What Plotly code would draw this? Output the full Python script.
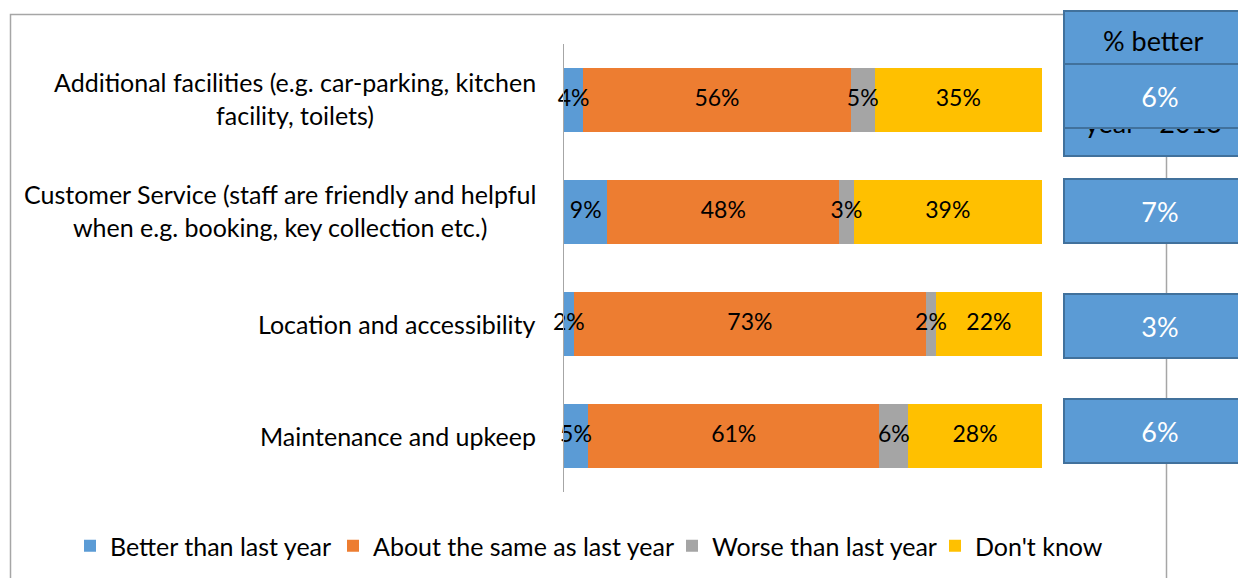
import plotly.graph_objects as go

# Survey items (top to bottom)
categories = [
    "Additional facilities (e.g. car-parking, kitchen<br>facility, toilets)",
    "Customer Service (staff are friendly and helpful<br>when e.g. booking, key collection etc.)",
    "Location and accessibility",
    "Maintenance and upkeep",
]

series_names = ["Better than last year", "About the same as last year",
                "Worse than last year", "Don't know"]
better = [4, 9, 2, 5]
same = [56, 48, 73, 61]
worse = [5, 3, 2, 6]
dont_know = [35, 39, 22, 28]
series_values = [better, same, worse, dont_know]
series_colors = ["#5B9BD5", "#ED7D31", "#A5A5A5", "#FFC000"]
legend_widths = [218, 294, 218, 126]

# "% better than last year - 2013" comparison values
better_2013 = [6, 7, 3, 6]

W, H = 1238, 578
L, R, T, B = 564, 1042, 44, 492
FONT = "Lato, Carlito, Calibri, sans-serif"
FS_LABEL = 25
FS_VALUE = 23
FS_BOX = 27


def px_x(p):
    return (p - L) / (R - L)


def px_y(p):
    return (B - p) / (B - T)


fig = go.Figure()
for name, vals, col, lw in zip(series_names, series_values, series_colors,
                               legend_widths):
    fig.add_trace(go.Bar(
        y=categories, x=vals, name=name, orientation="h",
        marker=dict(color=col, line=dict(width=0)),
        legendwidth=lw, hoverinfo="skip",
    ))

# value labels sit above every bar: centre of each segment in a 100% stack
totals = [sum(row) for row in zip(*series_values)]
running = [0.0] * len(categories)
for vals in series_values:
    mids = []
    for i, v in enumerate(vals):
        share = v / totals[i] * 100
        mids.append(running[i] + share / 2)
        running[i] += share
    fig.add_trace(go.Scatter(
        x=mids, y=categories, mode="text",
        text=[f"{v}%" for v in vals],
        textposition="middle center",
        textfont=dict(family=FONT, size=FS_VALUE, color="#000000"),
        showlegend=False, hoverinfo="skip", cliponaxis=False,
    ))

annotations = []
# category labels, centred line by line, right edge near the axis
for c in categories:
    annotations.append(dict(
        xref="paper", yref="y", x=px_x(538), y=c, xanchor="right",
        yanchor="middle", align="center", showarrow=False, text=c,
        yshift=2 if "<br>" in c else 0,
        font=dict(family=FONT, size=FS_LABEL, color="#000000"),
    ))

BOX_L, BOX_W, BOX_H = 1063, 190, 62
BLUE, DARK = "#5B9BD5", "#41719C"
BOX_CX = BOX_L + BOX_W / 2 - 5

# header box and its caption
annotations.append(dict(
    xref="paper", yref="paper", x=px_x(BOX_L), y=px_y(10),
    xanchor="left", yanchor="top", showarrow=False,
    text=" ", width=BOX_W, height=143,
    bgcolor=BLUE, bordercolor=DARK, borderwidth=2, borderpad=0,
))
annotations.append(dict(
    xref="paper", yref="paper", x=px_x(BOX_CX), y=px_y(40),
    xanchor="center", yanchor="middle", showarrow=False,
    text="% better",
    font=dict(family=FONT, size=FS_BOX, color="#000000"),
))
annotations.append(dict(
    xref="paper", yref="paper", x=px_x(BOX_CX), y=px_y(122),
    xanchor="center", yanchor="middle", showarrow=False,
    text="year - 2013",
    font=dict(family=FONT, size=FS_BOX, color="#000000"),
))
# value boxes
box_tops = [63, 178, 293, 398]
for top, v in zip(box_tops, better_2013):
    annotations.append(dict(
        xref="paper", yref="paper", x=px_x(BOX_L), y=px_y(top),
        xanchor="left", yanchor="top", showarrow=False,
        text=f"{v}%", width=BOX_W, height=BOX_H,
        bgcolor=BLUE, bordercolor=DARK, borderwidth=2, borderpad=0,
        font=dict(family=FONT, size=FS_BOX, color="#FFFFFF"),
    ))

# chart frame
shapes = [dict(
    type="rect", xref="paper", yref="paper",
    x0=px_x(10.5), x1=px_x(1166.5), y0=px_y(14.5), y1=px_y(600),
    line=dict(color="#A6A6A6", width=1.5), fillcolor="rgba(0,0,0,0)",
    layer="below",
)]

fig.update_layout(
    width=W, height=H,
    margin=dict(l=L, r=W - R, t=T, b=H - B, autoexpand=False),
    barmode="stack", barnorm="percent", bargap=0.43,
    paper_bgcolor="white", plot_bgcolor="white",
    showlegend=True,
    legend=dict(
        orientation="h", xref="paper", yref="paper",
        x=px_x(70), xanchor="left",
        y=px_y(546), yanchor="middle",
        font=dict(family=FONT, size=FS_LABEL, color="#000000"),
        traceorder="normal", bgcolor="rgba(0,0,0,0)",
        itemwidth=30,
    ),
    xaxis=dict(range=[0, 100], visible=False),
    yaxis=dict(
        categoryorder="array", categoryarray=categories,
        autorange="reversed", showticklabels=False, ticks="",
        showgrid=False, zeroline=False,
        showline=True, linecolor="#A6A6A6", linewidth=1,
    ),
    annotations=annotations,
    shapes=shapes,
)

fig.write_html("out.html")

# DIRECTIVE
Repeat the listing above up to and including the line with "return (B - p) / (B - T)", starting from its first line. Drop any pictures.

# TASK ANSWER
What Plotly code would draw this? Output the full Python script.
import plotly.graph_objects as go

# Survey items (top to bottom)
categories = [
    "Additional facilities (e.g. car-parking, kitchen<br>facility, toilets)",
    "Customer Service (staff are friendly and helpful<br>when e.g. booking, key collection etc.)",
    "Location and accessibility",
    "Maintenance and upkeep",
]

series_names = ["Better than last year", "About the same as last year",
                "Worse than last year", "Don't know"]
better = [4, 9, 2, 5]
same = [56, 48, 73, 61]
worse = [5, 3, 2, 6]
dont_know = [35, 39, 22, 28]
series_values = [better, same, worse, dont_know]
series_colors = ["#5B9BD5", "#ED7D31", "#A5A5A5", "#FFC000"]
legend_widths = [218, 294, 218, 126]

# "% better than last year - 2013" comparison values
better_2013 = [6, 7, 3, 6]

W, H = 1238, 578
L, R, T, B = 564, 1042, 44, 492
FONT = "Lato, Carlito, Calibri, sans-serif"
FS_LABEL = 25
FS_VALUE = 23
FS_BOX = 27


def px_x(p):
    return (p - L) / (R - L)


def px_y(p):
    return (B - p) / (B - T)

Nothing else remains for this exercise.